Cette gouaille, cette confiance en lui, c’est sûrement ce qui a été fatal aux études secondaires de Martin Besson. Après avoir fait trois collèges et trois lycées différents, le verdict est clair : « Martin a un gros potentiel, mais Martin pose trop de questions ». Une remarque qui hérisse les poils de cet autodidacte qui a tout de même réussi à décrocher haut la main un bac pro vente, grâce à son talent de négociateur. « On dit souvent que le monde du travail c’est la jungle, mais c’est faux, c’est l’école qui est une véritable jungle », martèle-t-il. Et comme quand il était à l’école, Martin Besson refuse de rentrer dans le moule du monde du travail. « Métro, boulot, dodo : très peu pour moi. C’est très simple, tout ce qui m’ennuie, je ne le fais pas. »
« Qui a dit que pour réussir il fallait faire une startup ? »
En devenant président-fondateur de son entreprise à 18 ans, Martin Besson s’est mis une lourde charge sur le dos. Un poids parfois écrasant pour le jeune homme qui supporte mal la vision du monde étriquée que peuvent avoir les autres entrepreneurs du secteur. « Qui a dit que pour réussir il fallait forcément faire une startup ? Toutes les boîtes se définissent ainsi, alors qu’une jeune pousse, c’est une nouvelle société qui affiche une croissance très rapide. Point. Chez Sans A_, même si nous proposons une innovation, nous sommes une ‘nouvelle entreprise’ et pas une startup », déroule-t-il.
Aujourd’hui, Martin Besson est à la tête d’une équipe de sept personnes. Une responsabilité prise au sérieux par le jeune patron. « Le management n’est pas inné pour moi. C’est dur d’essayer de ressentir ce que pense les autres, je ne suis pas omniscient », admet-il. Pour pallier cette faille, il a tout simplement écouté les conseils de ses collègues et a engagé une coach pour l’aider à s’améliorer.

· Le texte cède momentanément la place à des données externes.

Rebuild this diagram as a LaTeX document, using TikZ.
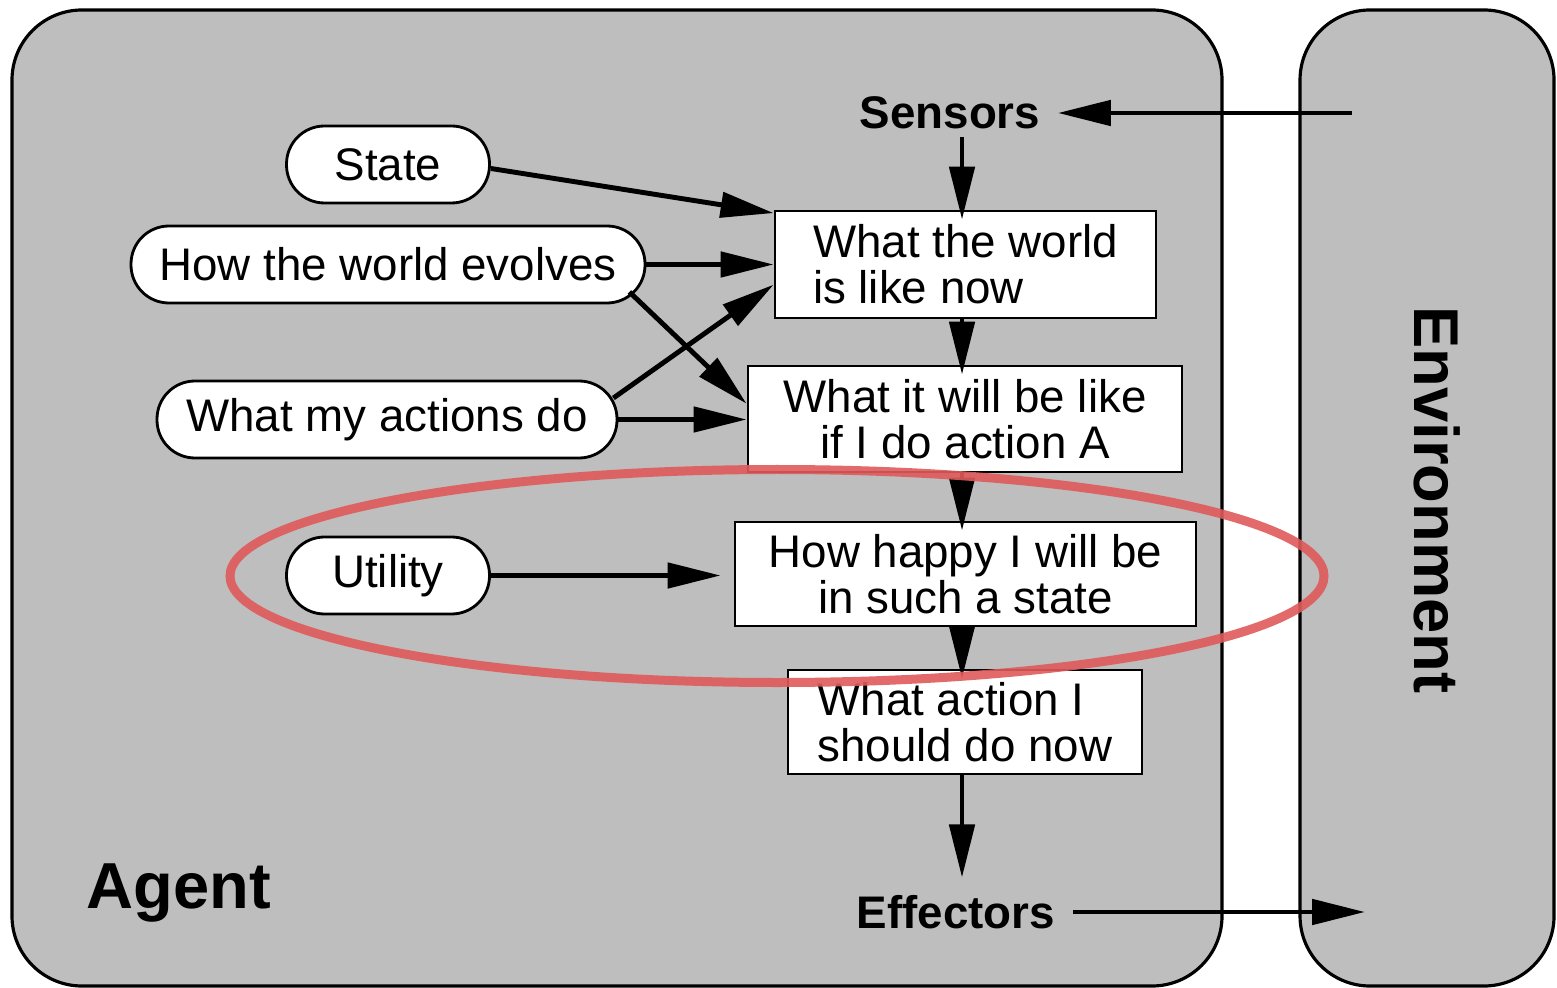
\documentclass[tikz,border=0pt]{standalone}
\usepackage{fontspec}
\setmainfont{Liberation Sans}
\usetikzlibrary{positioning}
\usetikzlibrary{arrows.meta}
\definecolor{panel-grey}{HTML}{BEBEBE}
\definecolor{ring-red}{HTML}{E05A5A}

\begin{document}
\begin{tikzpicture}[font=\fontsize{13}{13}\selectfont,
  panel/.style={draw, line width=0.9pt, fill=panel-grey, rounded corners=7mm, inner sep=0pt},
  belief/.style={draw, line width=0.8pt, fill=white, rounded corners=3.8mm, minimum height=7.7mm, inner sep=0pt},
  stage/.style={draw, line width=0.8pt, fill=white, inner sep=0pt},
  text only/.style={inner sep=2pt, align=center, font=\fontsize{13}{13}\selectfont\bfseries},
  flow/.style={line width=1.4pt, -{Triangle[length=5.3mm, width=2.5mm]}}]
\useasboundingbox (0,0) rectangle (15.57,-9.88);
\pgfmathsetmacro{\spine}{9.62}
% agent and environment panels
\node[panel, minimum width=12.1cm, minimum height=9.76cm]
  (agent)
  at (6.17, -4.98)
  {};
\node[panel, minimum width=2.54cm, minimum height=9.76cm]
  (world)
  at (14.27, -4.98)
  {};
\node[text only, font=\fontsize{18.5}{18.5}\selectfont\bfseries]
  (agent-label)
  at (1.79, -8.93)
  {Agent};
\node[text only, font=\fontsize{18}{18}\selectfont\bfseries, rotate=-90]
  (world-label)
  at (14.37, -5.0)
  {Environment};
% knowledge the agent keeps
\node[belief, minimum width=2.03cm]
  (state)
  at (3.88, -1.645)
  {State};
\node[belief, minimum width=5.14cm]
  (evolves)
  at (3.88, -2.645)
  {How the world evolves};
\node[belief, minimum width=4.6cm]
  (actions)
  at (3.87, -4.195)
  {What my actions do};
\node[belief, minimum width=2.03cm]
  (utility)
  at (3.88, -5.755)
  {Utility};
% the chain from percept to action
\node[text only]
  (sensors)
  at (9.5, -1.13)
  {Sensors};
\node[stage, align=left, minimum width=3.81cm, minimum height=1.07cm]
  (now)
  at (9.655, -2.645)
  {What the world\\is like now};
\node[stage, align=center, minimum width=4.34cm, minimum height=1.06cm]
  (ifA)
  at (9.65, -4.19)
  {What it will be like\\if I do action A};
\node[stage, align=center, minimum width=4.61cm, minimum height=1.04cm]
  (happy)
  at (9.655, -5.74)
  {How happy I will be\\in such a state};
\node[stage, align=left, minimum width=3.54cm, minimum height=1.04cm]
  (decide)
  at (9.65, -7.22)
  {What action I\\should do now};
\node[text only]
  (effectors)
  at (9.56, -9.12)
  {Effectors};
\coordinate (env-in) at (13.52, -1.13);
\coordinate (env-out) at (13.65, -9.12);
% connectors
\draw[flow] (env-in) -- ([xshift=1mm]sensors.east);
\draw[flow, shorten >=-1mm] (sensors.south -| \spine, 0) -- (now.north -| \spine, 0);
\foreach \a/\b in {now/ifA, ifA/happy, happy/decide}
  \draw[flow, shorten >=-1mm] (\a.south -| \spine, 0) -- (\b.north -| \spine, 0);
\draw[flow] (decide.south -| \spine, 0) -- ([yshift=1mm]effectors.north -| \spine, 0);
\draw[flow] ([xshift=1mm]effectors.east) -- (env-out);
\draw[flow] ([yshift=-0.4mm]state.east) -- (now.165);
\draw[flow] (evolves.east) -- (now.west);
\draw[flow] ([xshift=-1.7mm, yshift=-2.75mm]evolves.east) -- (ifA.176);
\draw[flow] ([xshift=-0.5mm, yshift=2.15mm]actions.east) -- (now.186);
\draw[flow] (actions.east) -- (actions.east -| ifA.west);
\draw[flow, shorten >=1.3mm] (utility.east) -- (utility.east -| happy.west);
% highlight round the utility step
\draw[ring-red, draw opacity=0.9, line width=0.09cm] (7.77, -5.76) ellipse [x radius=5.47, y radius=1.065];
\end{tikzpicture}
\end{document}
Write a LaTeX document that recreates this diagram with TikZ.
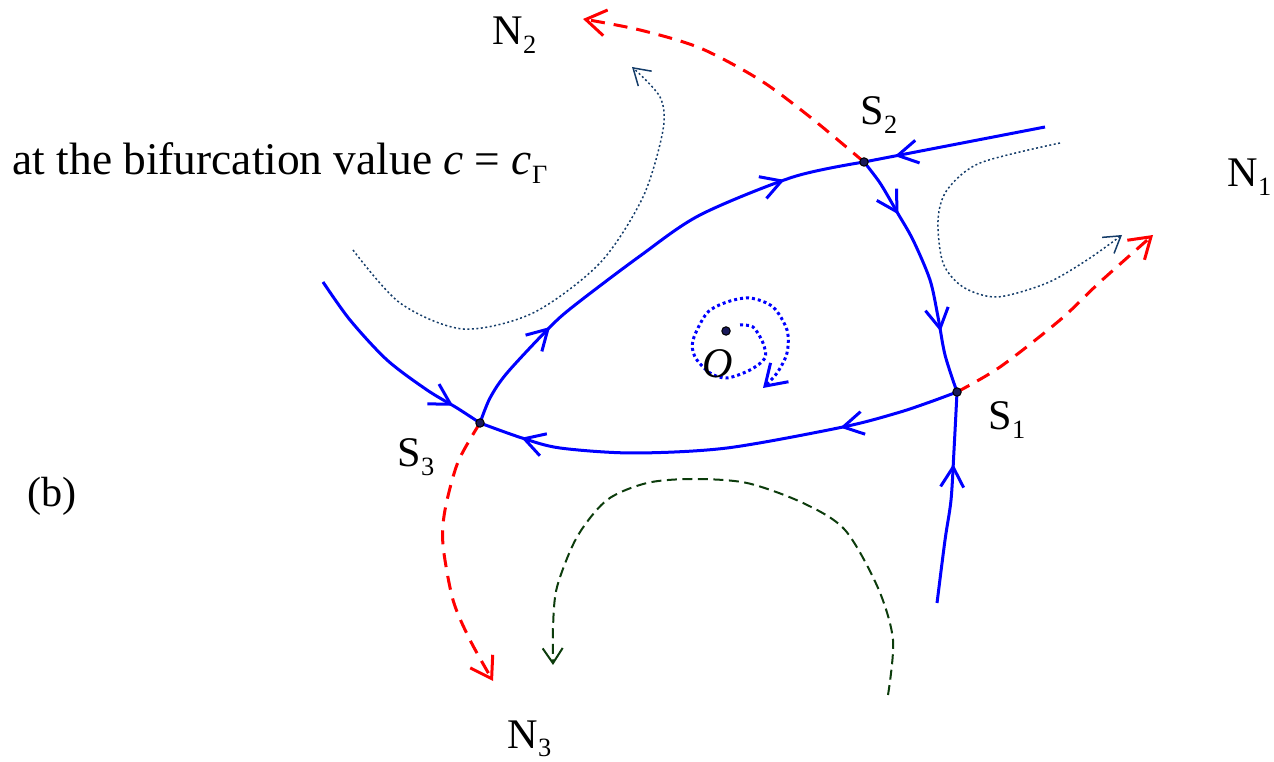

Bon partout mais ne se sentant à sa place nulle part, Martin Besson ne trouve satisfaction que dans le changement d’attitude des gens. Moins de préjugés, plus d’écoute, plus de générosité… Autant de conséquences positives qu’a eu Sans A_ sur ses lecteurs. Alors quelle place pour Martin ? Peut-être celle qu’il s’imaginait occuper dès la maternelle : président de la République.